Understanding the Disney ROFR Resale Timeline & What to Expect
When purchasing a Disney Vacation Club (DVC) contract through the resale market, it's essential to understand the timeline and process involved, particularly the Right of First Refusal (ROFR). This process can significantly impact the duration of your purchase, and knowing what to expect can help you plan accordingly.
What is Disney's Right of First Refusal (ROFR)?
Disney's Right of First Refusal is a contractual right that allows Disney to step in and purchase a DVC resale contract before the buyer completes the transaction. This means that if you agree to purchase a resale contract, Disney has the option to buy it under the same terms and conditions. This right is in place to help Disney maintain control over the pricing and availability of DVC contracts on the resale market.
Why Does Disney Exercise ROFR?
Disney exercises ROFR to ensure that resale prices do not fall too low, which could devalue the DVC brand and affect the perceived value of owning a DVC membership. By purchasing contracts at the agreed resale price, Disney can maintain a stable market value for its properties. This strategy also allows Disney to replenish its inventory of DVC contracts, which it can then sell directly to new members at current market rates.
The ROFR Process and Timeline
The ROFR process is a critical step in the DVC resale timeline. Once a buyer and seller agree on the terms of the sale, the contract is submitted to Disney for review. Disney typically has 30 days to decide whether to exercise its ROFR. During this period, the buyer and seller must wait for Disney's decision before proceeding with the sale.
Steps in the ROFR Process
- Offer Acceptance: The buyer and seller agree on the terms of the sale, and the contract is signed.
- Submission to Disney: The signed contract is submitted to Disney for ROFR review.
- Disney's Decision: Disney reviews the contract and decides whether to exercise its ROFR within approximately 30 days.
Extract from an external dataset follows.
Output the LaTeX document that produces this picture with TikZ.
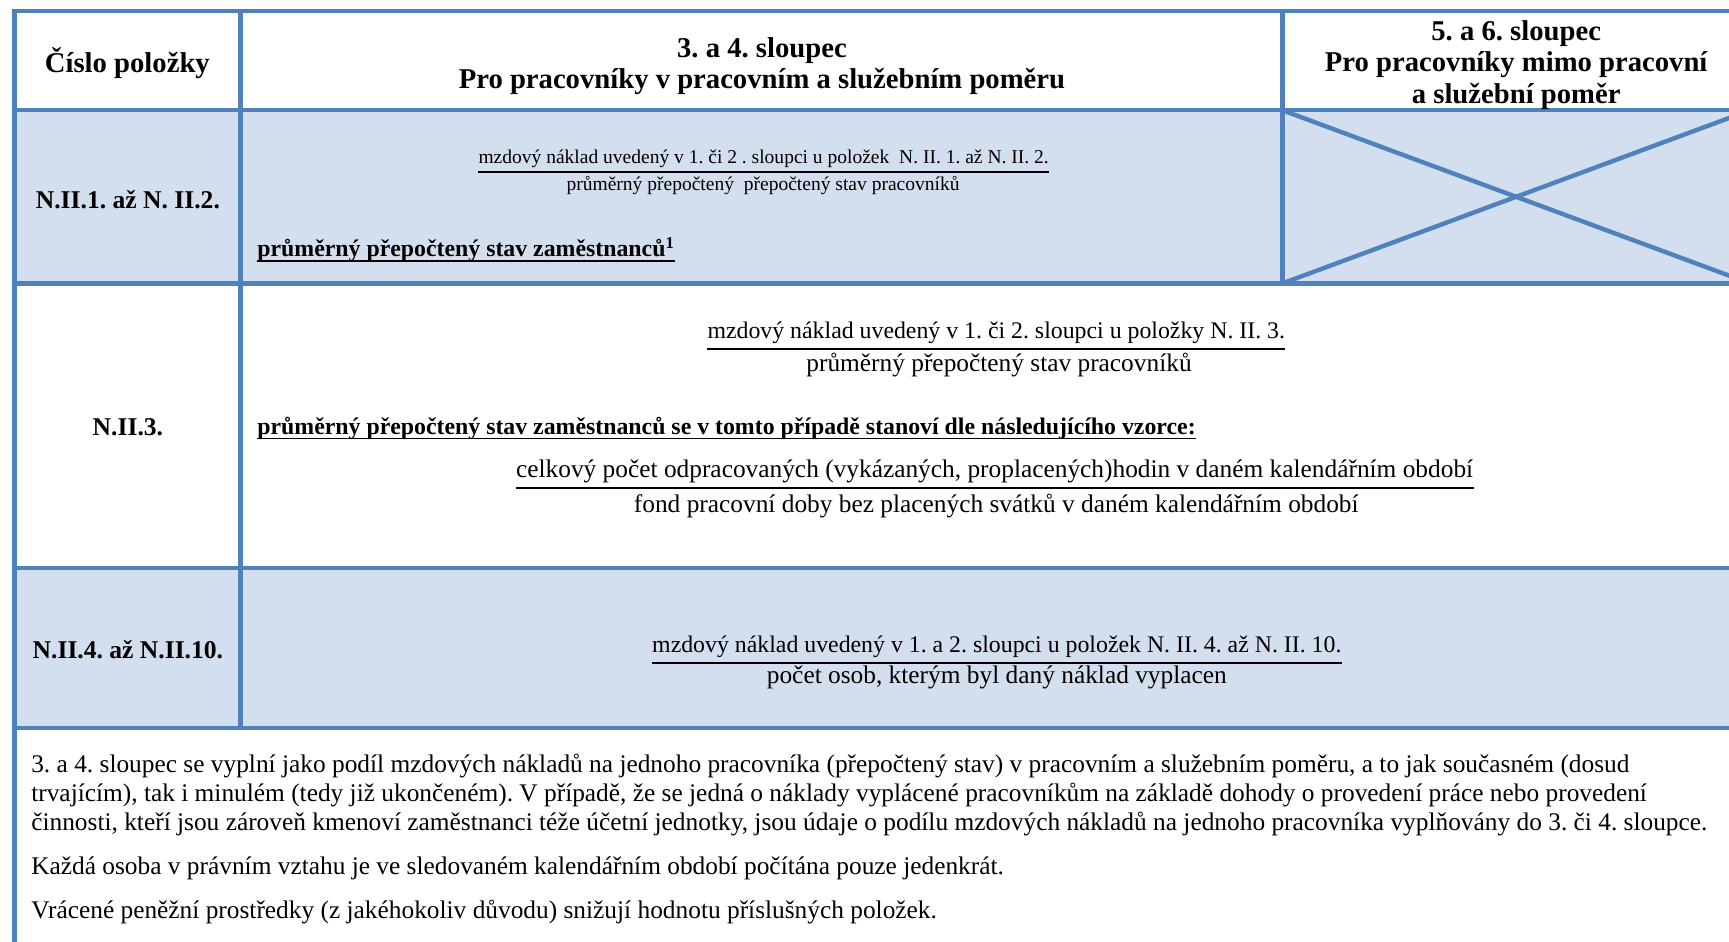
\documentclass[tikz,border=0pt]{standalone}
\usepackage{fontspec}
\setmainfont{Liberation Serif}
\AtBeginDocument{\frenchspacing}
\definecolor{tblue}{HTML}{4F81BD}
\definecolor{tfill}{HTML}{D3DFEE}
\tikzset{
  grid/.style={draw=tblue, line width=2pt},
  hd/.style={font=\fontsize{13}{14.3}\selectfont\bfseries, align=center, inner sep=0pt, anchor=center},
  rowlab/.style={font=\fontsize{11.6}{13}\selectfont\bfseries, inner sep=0pt, anchor=center},
  body/.style={font=\fontsize{11.5}{13}\selectfont, inner sep=0pt, anchor=base},
  numt/.style={font=\fontsize{10.8}{13}\selectfont, inner sep=0pt, anchor=base},
  smallt/.style={font=\fontsize{8.85}{10}\selectfont, inner sep=0pt, anchor=base},
  bul/.style={font=\fontsize{10.8}{13}\selectfont\bfseries, inner sep=0pt, anchor=base west},
  foot/.style={font=\fontsize{11.5}{13}\selectfont, inner sep=0pt, anchor=base west},
  fracline/.style={draw=black, line width=0.9pt},
  uline/.style={draw=black, line width=0.8pt}
}
\begin{document}
\begin{tikzpicture}[x=0.5pt,y=-0.5pt]
\useasboundingbox (0,0) rectangle (1568,854);
\begin{scope}
\clip (0,0) rectangle (1568,854);
\fill[white] (0,0) rectangle (1568,854);
\fill[tfill] (13,100) rectangle (1600,257);
\fill[tfill] (13,515) rectangle (1600,660);
% X in column 5/6
\draw[grid] (1163,100) -- (1587,257);
\draw[grid] (1163,257) -- (1587,100);
% horizontal rules
\draw[grid] (11,10) -- (1600,10);
\draw[grid] (11,100) -- (1600,100);
\draw[grid] (11,257) -- (1600,257);
\draw[grid] (11,515) -- (1600,515);
\draw[grid] (11,660) -- (1600,660);
% vertical rules
\draw[grid] (13,9) -- (13,860);
\draw[grid] (218,9) -- (218,660);
\draw[grid] (1163,9) -- (1163,257);
\end{scope}

% header
\node[hd] (h1) at (115.5,57) {Číslo položky};
\node[hd] (h2) at (691,60) {3. a 4. sloupec\\Pro pracovníky v pracovním a služebním poměru};
\node[hd] (h3) at (1375,59) {5. a 6. sloupec\\Pro pracovníky mimo pracovní\\a služební poměr};

% row 1
\node[rowlab] (r1) at (116,181) {N.II.1. až N. II.2.};
\node[smallt] (n1) at (692.5,148) {mzdový náklad uvedený v 1. či 2 . sloupci u položek \ N. II. 1. až N. II. 2.};
\draw[fracline] ([yshift=-4pt]n1.base west) -- ([yshift=-4pt]n1.base east);
\node[smallt] (d1) at (692,173) {průměrný přepočtený \ přepočtený stav pracovníků};
\node[bul] (u1) at (233,233) {průměrný přepočtený stav zaměstnanců\textsuperscript{1}};
\draw[uline] ([yshift=-1.8pt]u1.base west) -- ([yshift=-1.8pt]u1.base east);

% row 2
\node[rowlab] (r2) at (116,387) {N.II.3.};
\node[numt] (n2) at (903.5,307) {mzdový náklad uvedený v 1. či 2. sloupci u položky N. II. 3.};
\draw[fracline] ([yshift=-4.8pt]n2.base west) -- ([yshift=-4.8pt]n2.base east);
\node[body] (d2) at (906,337) {průměrný přepočtený stav pracovníků};
\node[bul] (u2) at (233,394) {průměrný přepočtený stav zaměstnanců se v tomto případě stanoví dle následujícího vzorce:};
\draw[uline] ([yshift=-1.8pt]u2.base west) -- ([yshift=-1.8pt]u2.base east);
\node[body] (n3) at (902,433) {celkový počet odpracovaných (vykázaných, proplacených)hodin v daném kalendářním období};
\draw[fracline] ([yshift=-5pt]n3.base west) -- ([yshift=-5pt]n3.base east);
\node[body] (d3) at (903.5,465) {fond pracovní doby bez placených svátků v daném kalendářním období};

% row 3
\node[rowlab] (r3) at (116,589) {N.II.4. až N.II.10.};
\node[numt] (n4) at (904,592) {mzdový náklad uvedený v 1. a 2. sloupci u položek N. II. 4. až N. II. 10.};
\draw[fracline] ([yshift=-4.8pt]n4.base west) -- ([yshift=-4.8pt]n4.base east);
\node[body] (d4) at (904,620) {počet osob, kterým byl daný náklad vyplacen};

% footer
\node[foot] (f1) at (28,701) {3. a 4. sloupec se vyplní jako podíl mzdových nákladů na jednoho pracovníka (přepočtený stav) v pracovním a služebním poměru, a to jak současném (dosud};
\node[foot] (f2) at (28,727) {trvajícím), tak i minulém (tedy již ukončeném). V případě, že se jedná o náklady vyplácené pracovníkům na základě dohody o provedení práce nebo provedení};
\node[foot] (f3) at (28,753) {činnosti, kteří jsou zároveň kmenoví zaměstnanci téže účetní jednotky, jsou údaje o podílu mzdových nákladů na jednoho pracovníka vyplňovány do 3. či 4. sloupce.};
\node[foot] (f4) at (28,793) {Každá osoba v právním vztahu je ve sledovaném kalendářním období počítána pouze jedenkrát.};
\node[foot] (f5) at (28,833) {Vrácené peněžní prostředky (z jakéhokoliv důvodu) snižují hodnotu příslušných položek.};
\end{tikzpicture}
\end{document}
- Proceeding with Sale: If Disney waives its ROFR, the sale can proceed. If Disney exercises its ROFR, the contract is purchased by Disney under the agreed terms.
What Happens After ROFR?
If Disney waives its ROFR, the resale process continues. The next steps typically involve the closing process, which includes title searches, document preparation, and the transfer of ownership. This phase usually takes an additional 30 to 60 days, depending on the efficiency of the title company and the responsiveness of the parties involved.
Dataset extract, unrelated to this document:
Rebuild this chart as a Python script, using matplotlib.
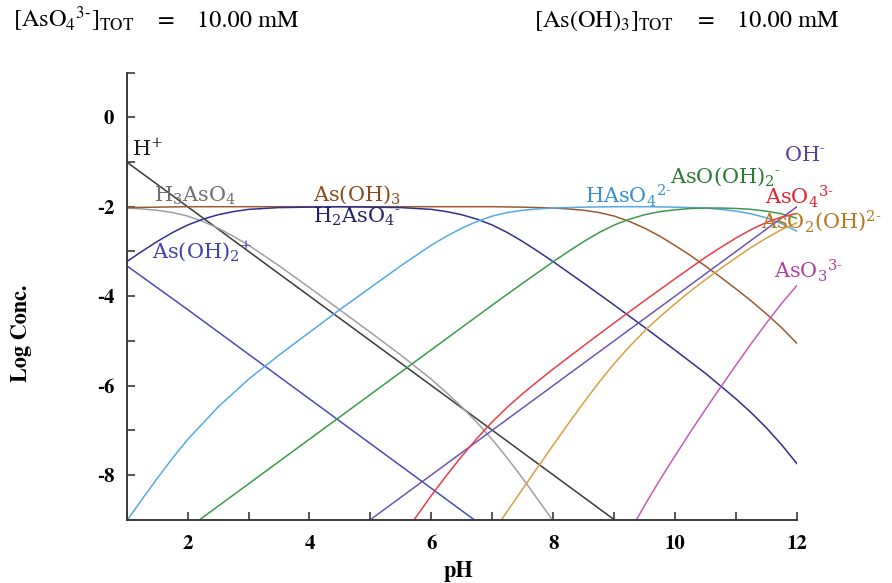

Tips for Navigating the ROFR Process
- Work with Experienced Brokers: Engaging a knowledgeable DVC resale broker can help you navigate the complexities of the ROFR process and increase your chances of a successful purchase.
- Set Realistic Expectations: Understand that the ROFR process can take time, and be prepared for potential delays.
- Consider ROFR Trends: Some resorts and contract sizes are more likely to be bought back by Disney. Researching recent ROFR trends can help you make informed decisions.
Conclusion
The Disney ROFR resale timeline is an essential consideration for anyone looking to purchase a DVC contract on the resale market. By understanding the process and preparing for potential outcomes, buyers can navigate the resale journey more smoothly. While the ROFR process can extend the timeline of your purchase, being informed and working with experienced professionals can help ensure a successful transaction.